Retype the whole listing below, character for character.
##### Data provided #####
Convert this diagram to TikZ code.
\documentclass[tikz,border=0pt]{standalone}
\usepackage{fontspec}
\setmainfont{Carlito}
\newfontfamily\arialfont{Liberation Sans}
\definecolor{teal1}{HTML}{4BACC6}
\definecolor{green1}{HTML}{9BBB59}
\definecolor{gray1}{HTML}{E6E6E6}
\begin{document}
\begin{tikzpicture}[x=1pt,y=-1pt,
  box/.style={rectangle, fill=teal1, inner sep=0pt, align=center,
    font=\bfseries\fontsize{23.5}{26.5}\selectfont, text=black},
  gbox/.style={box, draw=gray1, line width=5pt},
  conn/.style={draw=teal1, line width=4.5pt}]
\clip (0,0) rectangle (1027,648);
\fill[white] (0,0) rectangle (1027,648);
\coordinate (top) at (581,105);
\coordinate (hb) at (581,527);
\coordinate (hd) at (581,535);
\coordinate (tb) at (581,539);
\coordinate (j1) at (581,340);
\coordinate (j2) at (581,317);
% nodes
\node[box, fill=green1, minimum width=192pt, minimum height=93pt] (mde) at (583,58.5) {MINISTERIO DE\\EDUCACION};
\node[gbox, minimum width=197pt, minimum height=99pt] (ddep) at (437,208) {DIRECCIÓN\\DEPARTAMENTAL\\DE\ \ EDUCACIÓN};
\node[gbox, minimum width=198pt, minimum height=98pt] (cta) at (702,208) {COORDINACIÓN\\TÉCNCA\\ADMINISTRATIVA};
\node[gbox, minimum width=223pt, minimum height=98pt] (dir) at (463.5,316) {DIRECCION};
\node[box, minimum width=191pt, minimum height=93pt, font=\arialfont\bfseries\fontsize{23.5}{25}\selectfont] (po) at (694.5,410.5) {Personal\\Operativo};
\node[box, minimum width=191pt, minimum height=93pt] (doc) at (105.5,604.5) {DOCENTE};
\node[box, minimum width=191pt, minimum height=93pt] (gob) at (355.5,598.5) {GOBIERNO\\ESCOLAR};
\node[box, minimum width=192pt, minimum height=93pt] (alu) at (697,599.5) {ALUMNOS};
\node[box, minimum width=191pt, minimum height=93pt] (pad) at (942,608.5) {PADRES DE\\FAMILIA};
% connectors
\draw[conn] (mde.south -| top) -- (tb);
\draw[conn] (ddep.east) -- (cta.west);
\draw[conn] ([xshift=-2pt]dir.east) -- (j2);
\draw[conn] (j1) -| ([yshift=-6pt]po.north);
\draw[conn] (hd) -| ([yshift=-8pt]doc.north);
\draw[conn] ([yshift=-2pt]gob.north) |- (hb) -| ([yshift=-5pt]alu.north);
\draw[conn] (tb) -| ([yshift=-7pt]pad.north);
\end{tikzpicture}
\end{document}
#####
= Expected answer =
Convert this diagram to TikZ code.
\documentclass[tikz,border=0pt]{standalone}
\usepackage{fontspec}
\setmainfont{Carlito}
\newfontfamily\arialfont{Liberation Sans}
\definecolor{teal1}{HTML}{4BACC6}
\definecolor{green1}{HTML}{9BBB59}
\definecolor{gray1}{HTML}{E6E6E6}
\begin{document}
\begin{tikzpicture}[x=1pt,y=-1pt,
  box/.style={rectangle, fill=teal1, inner sep=0pt, align=center,
    font=\bfseries\fontsize{23.5}{26.5}\selectfont, text=black},
  gbox/.style={box, draw=gray1, line width=5pt},
  conn/.style={draw=teal1, line width=4.5pt}]
\clip (0,0) rectangle (1027,648);
\fill[white] (0,0) rectangle (1027,648);
\coordinate (top) at (581,105);
\coordinate (hb) at (581,527);
\coordinate (hd) at (581,535);
\coordinate (tb) at (581,539);
\coordinate (j1) at (581,340);
\coordinate (j2) at (581,317);
% nodes
\node[box, fill=green1, minimum width=192pt, minimum height=93pt] (mde) at (583,58.5) {MINISTERIO DE\\EDUCACION};
\node[gbox, minimum width=197pt, minimum height=99pt] (ddep) at (437,208) {DIRECCIÓN\\DEPARTAMENTAL\\DE\ \ EDUCACIÓN};
\node[gbox, minimum width=198pt, minimum height=98pt] (cta) at (702,208) {COORDINACIÓN\\TÉCNCA\\ADMINISTRATIVA};
\node[gbox, minimum width=223pt, minimum height=98pt] (dir) at (463.5,316) {DIRECCION};
\node[box, minimum width=191pt, minimum height=93pt, font=\arialfont\bfseries\fontsize{23.5}{25}\selectfont] (po) at (694.5,410.5) {Personal\\Operativo};
\node[box, minimum width=191pt, minimum height=93pt] (doc) at (105.5,604.5) {DOCENTE};
\node[box, minimum width=191pt, minimum height=93pt] (gob) at (355.5,598.5) {GOBIERNO\\ESCOLAR};
\node[box, minimum width=192pt, minimum height=93pt] (alu) at (697,599.5) {ALUMNOS};
\node[box, minimum width=191pt, minimum height=93pt] (pad) at (942,608.5) {PADRES DE\\FAMILIA};
% connectors
\draw[conn] (mde.south -| top) -- (tb);
\draw[conn] (ddep.east) -- (cta.west);
\draw[conn] ([xshift=-2pt]dir.east) -- (j2);
\draw[conn] (j1) -| ([yshift=-6pt]po.north);
\draw[conn] (hd) -| ([yshift=-8pt]doc.north);
\draw[conn] ([yshift=-2pt]gob.north) |- (hb) -| ([yshift=-5pt]alu.north);
\draw[conn] (tb) -| ([yshift=-7pt]pad.north);
\end{tikzpicture}
\end{document}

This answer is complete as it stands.